More criticism of Fuls, et. al.: Fuls' chart at: http://www.archaeoastronomie.d...rrtabl.htm has a glaring error. It uses 584,285 as the GMT correlation. THIS IS NOT THE GMT CORRELATION. The GMT correlation is 584,283 days. If fuls didn't know the GMT correlation and analyze it then his work is useless in selecting a better constant then the GMT.

Fuls' note on Moon age says "The Moon age was counted by the Maya as given on various inscriptions (using glyph D and/or E). Ethnohistorical sources and the analysis of the Eclipse Table working for Solar eclipses at New Moon leads to assumption, that the Moon age count started at New Moon or one day later at the first visibility of the Moon." Using the wrong correlation constant and this methodology, Fuls finds that the (not really the) "GMT" correlation doesn't agree well with classical inscriptions. Thanks to Copernicus we know that the Earth orbits the Sun and the Moon orbits the Earth. For this reason modern astronomers (including Fuls) refer to the conjunction of the Sun and Moon (the time when the Sun and Moon have the same right ascension) as the New Moon. This is wrong. The New Moon is the first evening when one can look to the west after sunset and see the thin crescent Moon. Even today it can be difficult to predict this and it's important because for example the Feast of Ramadan starts on the New Moon. Given our modern ability to know exactly where to look, when the crescent Moon is favorably located, from an excellent site, on rare occasions observers can see and photograph the crescent Moon less than one day after conjunction. Generally, most observers won't see the New Moon until the first evening when the lunar phase day is at least 1.5. If one bases his lunar calculations on the rule that the New Moon is the first day when the lunar phase day is at least 1.5 at six in the evening in time zone -6 (the time zone of the Maya area), the GMT correlation agrees very well with classic inscriptions, for example: An inscription at the Temple of the Sun at Palenque records that on Long Count 9.16.4.10.8 there were 26 lunar days completed in a 30 day lunation. If Fuls didn't know the correct definition of the New Moon, his analysis is worthless.

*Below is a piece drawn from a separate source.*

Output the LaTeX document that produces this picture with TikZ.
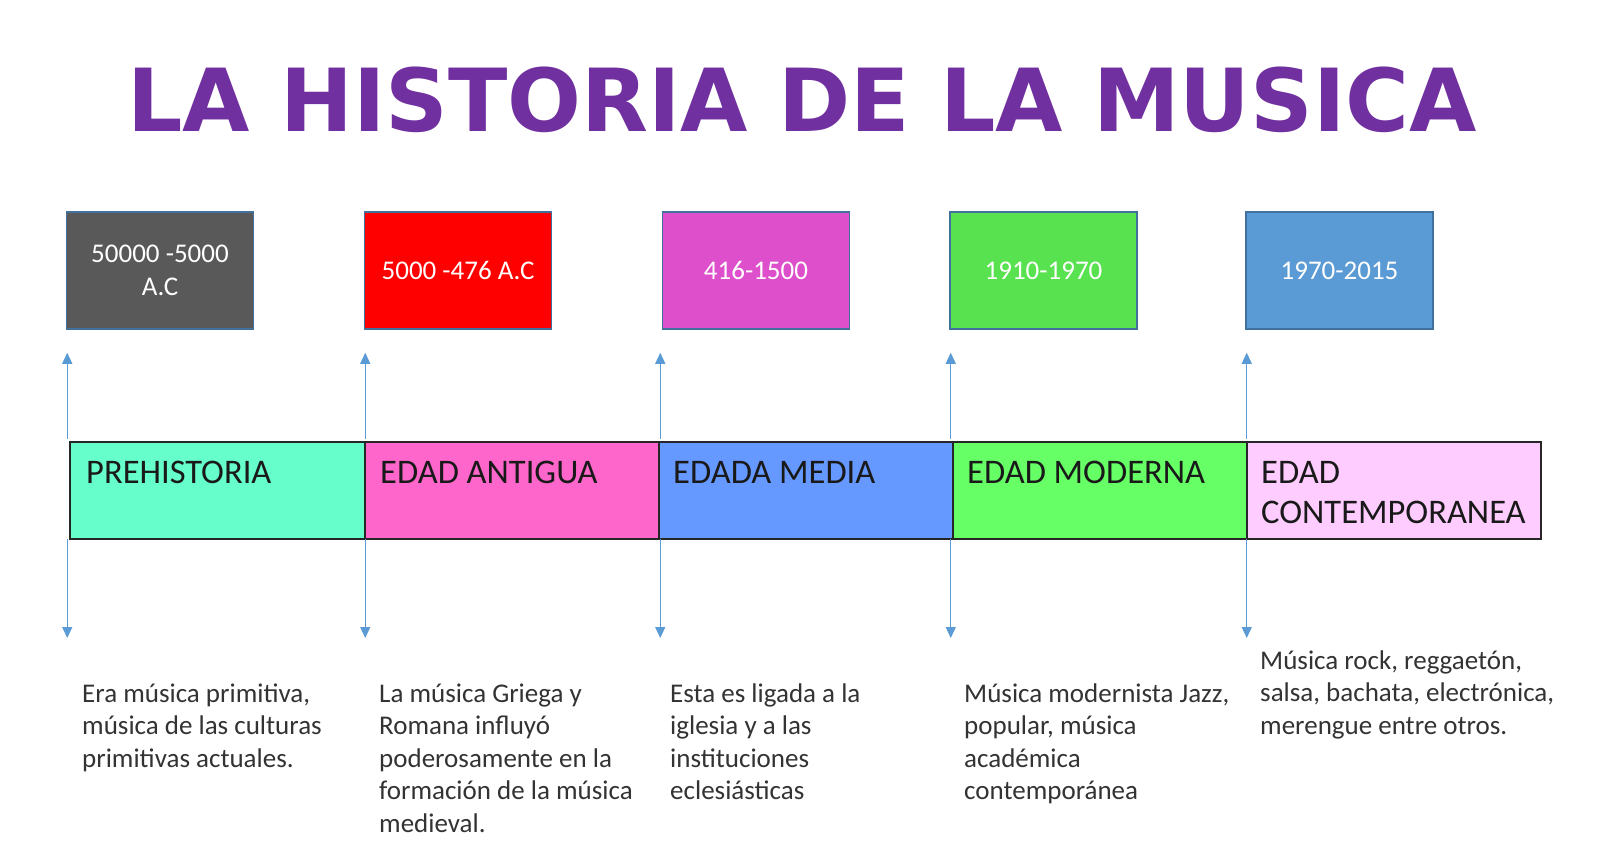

A lot of correlations between the Calendar Round and Julian calendar are known from post-classic sources. A Tzolk'in is known for the fall of Tenochtitlan. A number of modern groups in the Guatemalan highlands have been found to be keeping the Tzolk'in to this day. All of these are consistent with each other and with the GMT correlation. Any proposed correlation that does not differ from the GMT correlation by a multiple of 260 days is at odds with the historical record.